*To do*.
Extract the lines of the material below, beginning with the first and ending with the line that holds "from matplotlib.lines import Line2D". Skip every picture.

━━━━━━━━━━━━━━━━━━━━

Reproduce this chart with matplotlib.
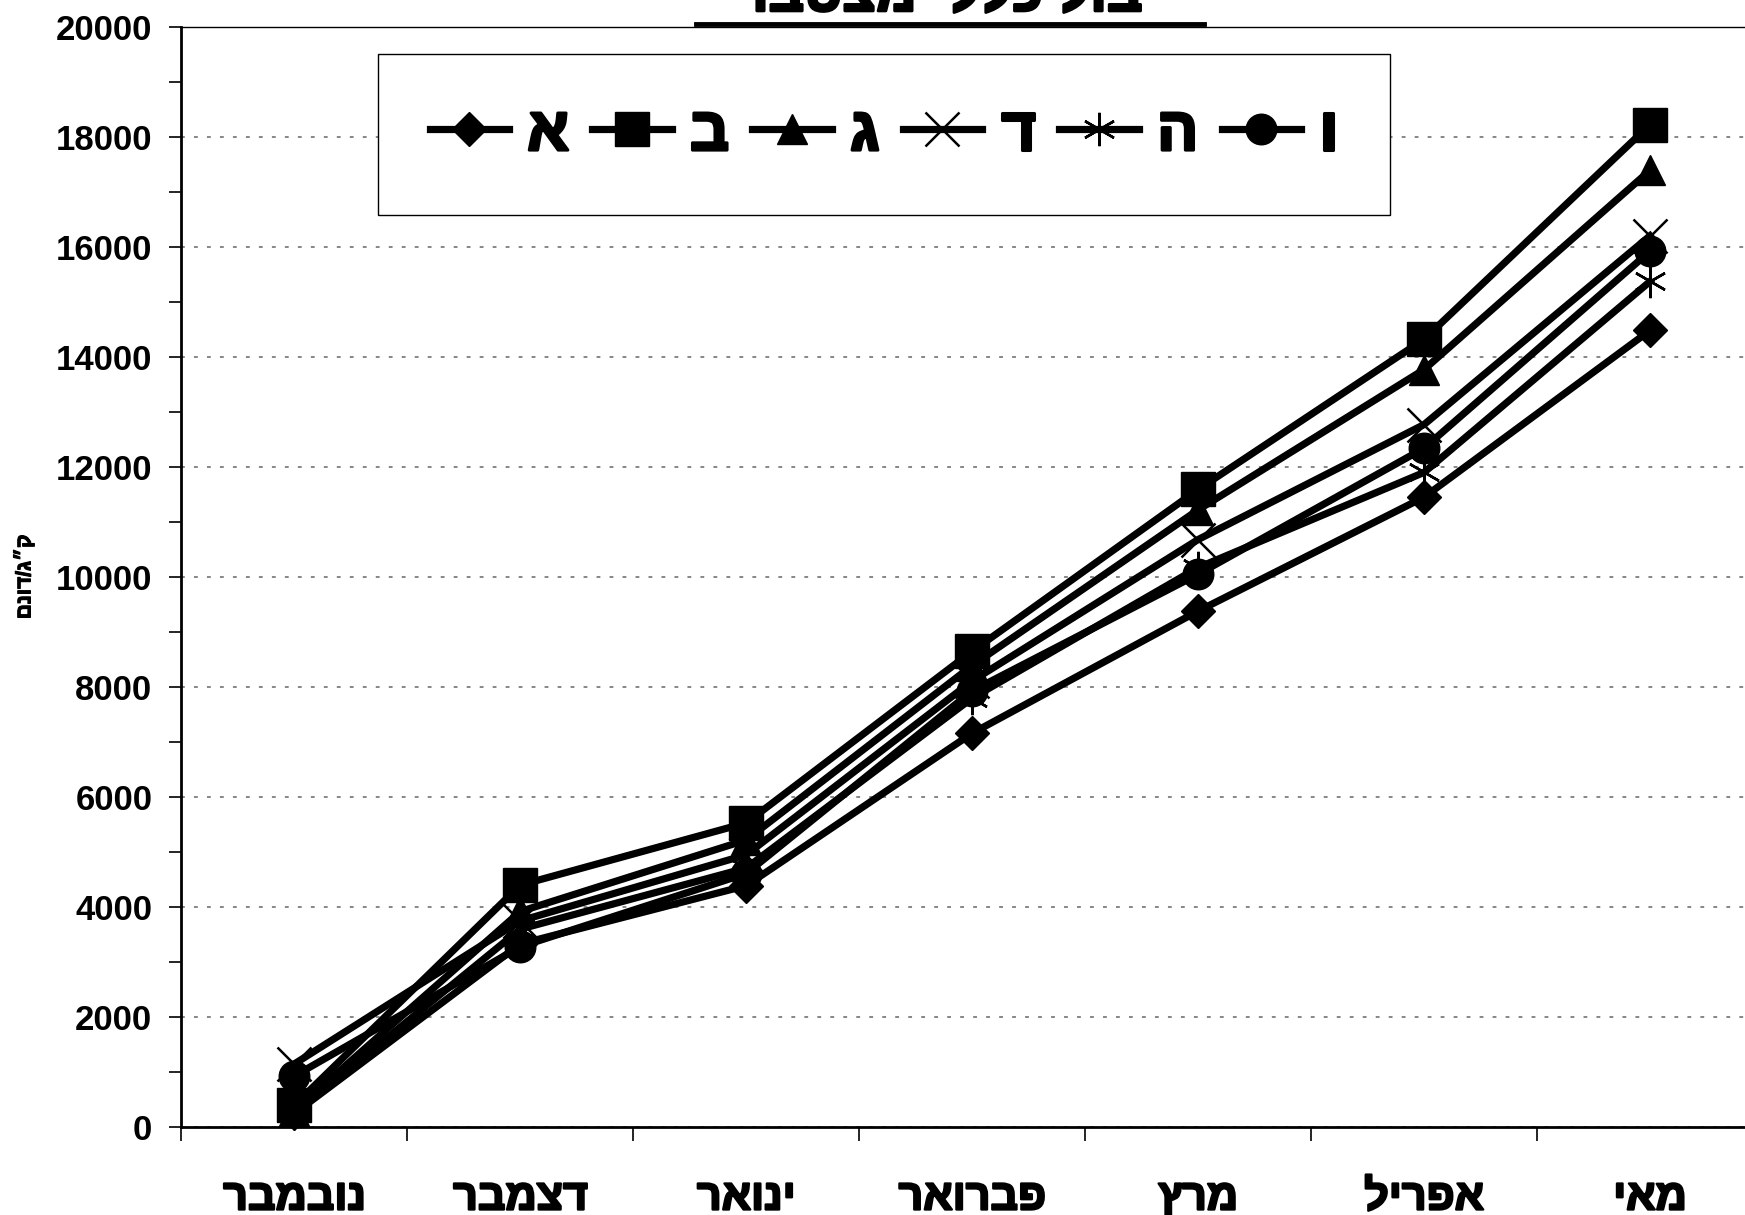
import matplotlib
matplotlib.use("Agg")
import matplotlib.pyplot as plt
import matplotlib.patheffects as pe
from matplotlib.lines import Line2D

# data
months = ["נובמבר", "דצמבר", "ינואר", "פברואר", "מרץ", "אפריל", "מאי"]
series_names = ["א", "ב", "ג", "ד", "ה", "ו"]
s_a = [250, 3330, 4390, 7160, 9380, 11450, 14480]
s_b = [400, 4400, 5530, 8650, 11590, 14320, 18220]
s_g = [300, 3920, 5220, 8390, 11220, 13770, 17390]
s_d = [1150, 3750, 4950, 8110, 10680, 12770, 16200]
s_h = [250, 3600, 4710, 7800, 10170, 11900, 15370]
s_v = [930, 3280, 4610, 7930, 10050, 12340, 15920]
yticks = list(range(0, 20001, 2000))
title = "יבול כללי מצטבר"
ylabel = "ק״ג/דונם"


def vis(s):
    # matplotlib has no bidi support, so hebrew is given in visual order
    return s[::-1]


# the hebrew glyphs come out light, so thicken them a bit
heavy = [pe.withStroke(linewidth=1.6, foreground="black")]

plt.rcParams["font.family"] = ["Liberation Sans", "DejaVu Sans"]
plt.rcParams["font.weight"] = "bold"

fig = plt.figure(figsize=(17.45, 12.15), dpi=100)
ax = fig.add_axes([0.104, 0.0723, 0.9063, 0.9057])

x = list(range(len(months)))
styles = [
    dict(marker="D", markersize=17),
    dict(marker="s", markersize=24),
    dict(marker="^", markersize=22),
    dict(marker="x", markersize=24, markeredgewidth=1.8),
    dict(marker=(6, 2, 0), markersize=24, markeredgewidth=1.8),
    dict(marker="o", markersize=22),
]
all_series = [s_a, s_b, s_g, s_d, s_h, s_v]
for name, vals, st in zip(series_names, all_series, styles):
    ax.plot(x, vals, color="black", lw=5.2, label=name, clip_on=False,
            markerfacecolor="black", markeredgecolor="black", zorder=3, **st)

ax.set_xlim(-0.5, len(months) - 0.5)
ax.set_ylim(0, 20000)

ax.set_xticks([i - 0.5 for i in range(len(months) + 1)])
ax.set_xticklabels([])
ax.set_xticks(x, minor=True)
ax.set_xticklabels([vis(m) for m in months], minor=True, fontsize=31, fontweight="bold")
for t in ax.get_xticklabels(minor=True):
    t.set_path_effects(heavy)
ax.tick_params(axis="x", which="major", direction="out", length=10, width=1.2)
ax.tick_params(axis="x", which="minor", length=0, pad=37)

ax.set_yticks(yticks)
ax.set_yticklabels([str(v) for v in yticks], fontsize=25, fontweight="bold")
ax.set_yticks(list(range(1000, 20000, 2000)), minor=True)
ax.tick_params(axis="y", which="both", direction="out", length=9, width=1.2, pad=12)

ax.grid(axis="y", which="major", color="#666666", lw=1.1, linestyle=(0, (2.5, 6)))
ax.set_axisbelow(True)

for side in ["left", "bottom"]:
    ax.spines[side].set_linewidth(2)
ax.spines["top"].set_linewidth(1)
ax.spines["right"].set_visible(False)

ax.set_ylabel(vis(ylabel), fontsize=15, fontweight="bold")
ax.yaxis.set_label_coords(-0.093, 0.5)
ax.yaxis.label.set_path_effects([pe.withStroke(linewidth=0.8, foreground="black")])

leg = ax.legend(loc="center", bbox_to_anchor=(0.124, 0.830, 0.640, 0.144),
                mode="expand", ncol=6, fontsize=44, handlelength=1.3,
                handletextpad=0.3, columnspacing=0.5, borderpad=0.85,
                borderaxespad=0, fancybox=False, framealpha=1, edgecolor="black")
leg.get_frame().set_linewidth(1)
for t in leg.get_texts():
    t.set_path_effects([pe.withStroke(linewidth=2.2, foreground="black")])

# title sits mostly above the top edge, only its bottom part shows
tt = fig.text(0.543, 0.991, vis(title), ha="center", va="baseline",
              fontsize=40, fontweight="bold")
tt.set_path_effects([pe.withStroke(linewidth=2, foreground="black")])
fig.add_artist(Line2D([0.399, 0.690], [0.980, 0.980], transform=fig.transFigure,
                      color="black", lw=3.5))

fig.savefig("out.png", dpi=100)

━━━━━━━━━━━━━━━━━━━━

*Answer for this exercise*.
Reproduce this chart with matplotlib.
import matplotlib
matplotlib.use("Agg")
import matplotlib.pyplot as plt
import matplotlib.patheffects as pe
from matplotlib.lines import Line2D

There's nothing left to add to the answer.